Scientific classification
- Kingdom: Animalia
- Phylum: Chordata
- Class: Reptilia
- Order: Squamata
- Clade: Amphisbaenia
- Family: Amphisbaenidae
- Genus: Amphisbaena
- Species: A. albocingulata
- Binomial name: Amphisbaena albocingulata Boettger, 1885

= Amphisbaena albocingulata =

- Genus: Amphisbaena
- Species: albocingulata
- Authority: Boettger, 1885
- Conservation status: LC

Species of lizard

Amphisbaena albocingulata is a worm lizard species in the family Amphisbaenidae. It is endemic to Paraguay. It is light brown in coloration, distinguishable from other lizards in the genus by a rounded snout and visible caudal autotomy.

== Taxonomy ==
Amphisbaena albocingulata was formally described in 1885 by the German zoologist Oskar Boettger based on a specimen collected from Paraguay. Boettger indicated the holotype of albocingulata could possibly be a juvenile of Amphisbaena darwini, with which George Boulenger had synonymized Aporarchus prunicolor, but treated it as a distinct species because of differences in the head scalation. In 1966, in his taxonomic revision of the Amphisbaena darwini species complex, the American zoologist Carl Gans revived Amphisbaena prunicolor as a full species and demoted A. albocingulata to the status of a subspecies. The Brazilian herpetologist Paulo Vanzolini raised albocingulata to the status of a full species again in 2002. This arrangement has been maintained by subsequent authorities. Its specific epithet is derived from the Latin words albus and cingulata, meaning 'white-belted'.

== Description ==
Amphisbaena albocingulata is a small, thin species for its genus, reaching a snout–vent length of 121.0–138.0 mm. It is a unicolor light brown in color, with a slightly darker tail.

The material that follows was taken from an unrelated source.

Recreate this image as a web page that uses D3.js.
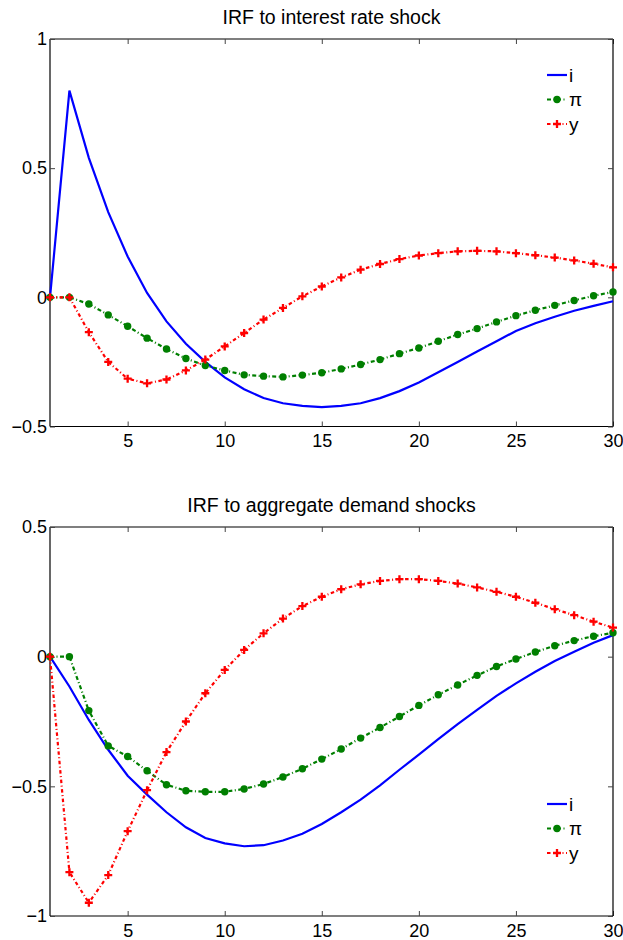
<!DOCTYPE html>
<html>
<head>
<meta charset="utf-8">
<script src="https://cdn.jsdelivr.net/npm/d3@7"></script>
<style>
  body { margin: 0; background: #fff; }
  svg text { font-family: "Liberation Sans", Arial, Helvetica, sans-serif; }
</style>
</head>
<body>
<svg id="chart" width="623" height="940"></svg>
<script>
// IRF panels, periods 1..30
const periods = d3.range(1, 31);

// panel 1: interest rate shock
const rateI = [0, 0.80, 0.54, 0.33, 0.158, 0.017, -0.093, -0.18, -0.25, -0.31,
  -0.356, -0.39, -0.41, -0.42, -0.425, -0.42, -0.41, -0.39, -0.363, -0.33,
  -0.29, -0.25, -0.21, -0.17, -0.13, -0.10, -0.075, -0.052, -0.033, -0.015];
const ratePi = [0, 0, -0.026, -0.068, -0.112, -0.158, -0.2, -0.237, -0.264, -0.283,
  -0.3, -0.305, -0.308, -0.301, -0.292, -0.277, -0.26, -0.241, -0.218, -0.196,
  -0.17, -0.144, -0.121, -0.095, -0.071, -0.05, -0.031, -0.012, 0.006, 0.021];
const rateY = [0, 0, -0.135, -0.25, -0.315, -0.333, -0.318, -0.283, -0.241, -0.19,
  -0.138, -0.086, -0.041, 0.004, 0.042, 0.077, 0.107, 0.129, 0.148, 0.162,
  0.171, 0.178, 0.18, 0.178, 0.171, 0.163, 0.154, 0.143, 0.13, 0.116];

// panel 2: aggregate demand shocks
const demandI = [0, -0.115, -0.244, -0.359, -0.459, -0.532, -0.6, -0.658, -0.699, -0.72,
  -0.731, -0.727, -0.709, -0.683, -0.645, -0.6, -0.551, -0.496, -0.436, -0.378,
  -0.318, -0.26, -0.205, -0.151, -0.103, -0.058, -0.017, 0.019, 0.054, 0.083];
const demandPi = [0, 0, -0.208, -0.344, -0.385, -0.44, -0.494, -0.517, -0.521, -0.521,
  -0.51, -0.491, -0.464, -0.432, -0.395, -0.356, -0.314, -0.273, -0.231, -0.188,
  -0.147, -0.109, -0.072, -0.038, -0.009, 0.018, 0.042, 0.062, 0.079, 0.092];
const demandY = [0, -0.831, -0.949, -0.842, -0.673, -0.515, -0.368, -0.25, -0.141, -0.051,
  0.026, 0.09, 0.147, 0.195, 0.231, 0.26, 0.279, 0.292, 0.299, 0.299,
  0.292, 0.282, 0.267, 0.25, 0.231, 0.208, 0.183, 0.16, 0.135, 0.112];

const xTicks = [5, 10, 15, 20, 25, 30];
const seriesNames = ["i", "\u03c0", "y"];

const styles = [
  { color: "#0000ff", dash: null, marker: null },
  { color: "#007f00", dash: "4,2.5,1,2.5", marker: "circle" },
  { color: "#ff0000", dash: "3.5,2.5,1,2.5", marker: "plus" }
];

const panels = [
  { title: "IRF to interest rate shock", top: 39, bottom: 426.5,
    domain: [-0.5, 1], yTicks: [-0.5, 0, 0.5, 1],
    series: [rateI, ratePi, rateY], legendY: 75 },
  { title: "IRF to aggregate demand shocks", top: 527, bottom: 916,
    domain: [-1, 0.5], yTicks: [-1, -0.5, 0, 0.5],
    series: [demandI, demandPi, demandY], legendY: 804 }
];

const svg = d3.select("#chart");
const left = 50, right = 613;
const fmt = v => (v < 0 ? "\u2212" + Math.abs(v) : String(v));

const x = d3.scaleLinear().domain([1, 30]).range([left, right]);

function drawMarker(g, type, color) {
  if (type === "circle") {
    g.append("circle").attr("r", 3.7).attr("fill", color);
  } else if (type === "plus") {
    g.append("path").attr("d", "M-4,0H4M0,-4V4")
      .attr("stroke", color).attr("stroke-width", 2.3).attr("fill", "none");
  }
}

panels.forEach(p => {
  const y = d3.scaleLinear().domain(p.domain).range([p.bottom, p.top]);
  const g = svg.append("g");

  // title
  g.append("text")
    .attr("x", (left + right) / 2).attr("y", p.top - 15)
    .attr("text-anchor", "middle").attr("font-size", 19.5)
    .text(p.title);

  // axes, ticks inward on all sides
  const tickLen = 5;
  const axB = g.append("g").attr("transform", `translate(0,${p.bottom})`)
    .call(d3.axisBottom(x).tickValues(xTicks).tickSize(-tickLen).tickPadding(8).tickFormat(d3.format("d")));
  const axT = g.append("g").attr("transform", `translate(0,${p.top})`)
    .call(d3.axisTop(x).tickValues(xTicks).tickSize(-tickLen).tickFormat(""));
  const axL = g.append("g").attr("transform", `translate(${left},0)`)
    .call(d3.axisLeft(y).tickValues(p.yTicks).tickSize(-tickLen).tickPadding(3).tickFormat(fmt));
  const axR = g.append("g").attr("transform", `translate(${right},0)`)
    .call(d3.axisRight(y).tickValues(p.yTicks).tickSize(-tickLen).tickFormat(""));

  [axB, axT, axL, axR].forEach(a => {
    a.select(".domain").attr("stroke", "#000").attr("stroke-width", 1.2);
    a.selectAll(".tick line").attr("stroke", "#444");
    a.selectAll("text").attr("font-size", 18).attr("fill", "#000")
      .attr("font-family", "'Liberation Sans', Arial, sans-serif");
  });
  axL.select(".domain").attr("d", `M0,${p.top}V${p.bottom}`);
  axR.select(".domain").attr("d", `M0,${p.top}V${p.bottom}`);
  axB.select(".domain").attr("d", `M${left},0H${right}`);
  axT.select(".domain").attr("d", `M${left},0H${right}`);

  // series
  const line = d3.line().x((d, i) => x(periods[i])).y(d => y(d));
  p.series.forEach((vals, k) => {
    const st = styles[k];
    g.append("path").datum(vals)
      .attr("d", line)
      .attr("fill", "none")
      .attr("stroke", st.color)
      .attr("stroke-width", 2.2)
      .attr("stroke-dasharray", st.dash);
    if (st.marker) {
      g.selectAll(null).data(vals).join("g")
        .attr("transform", (d, i) => `translate(${x(periods[i])},${y(d)})`)
        .each(function () { drawMarker(d3.select(this), st.marker, st.color); });
    }
  });

  // legend
  const lg = g.append("g").attr("transform", `translate(547,${p.legendY})`);
  seriesNames.forEach((name, k) => {
    const st = styles[k];
    const row = lg.append("g").attr("transform", `translate(0,${k * 24.5})`);
    row.append("line").attr("x1", 0).attr("x2", 20)
      .attr("stroke", st.color).attr("stroke-width", 2.2)
      .attr("stroke-dasharray", st.dash);
    if (st.marker) drawMarker(row.append("g").attr("transform", "translate(10,0)"), st.marker, st.color);
    row.append("text").attr("x", 22).attr("y", 6.5)
      .attr("font-size", 19).text(name);
  });
});
</script>
</body>
</html>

It can be distinguished from other lizards in the genus by a rounded snout and visible caudal autotomy.

== Distribution and habitat ==
Amphisbaena albocingulata is endemic to Paraguay, where it is known from the departments of Central, Asunción, and Paraguarí. A specimen of the species from Brasília in Brazil is of uncertain provenence and may be mislabelled, while a record from Argentina was a misidentified Amphisbaena heterozonata.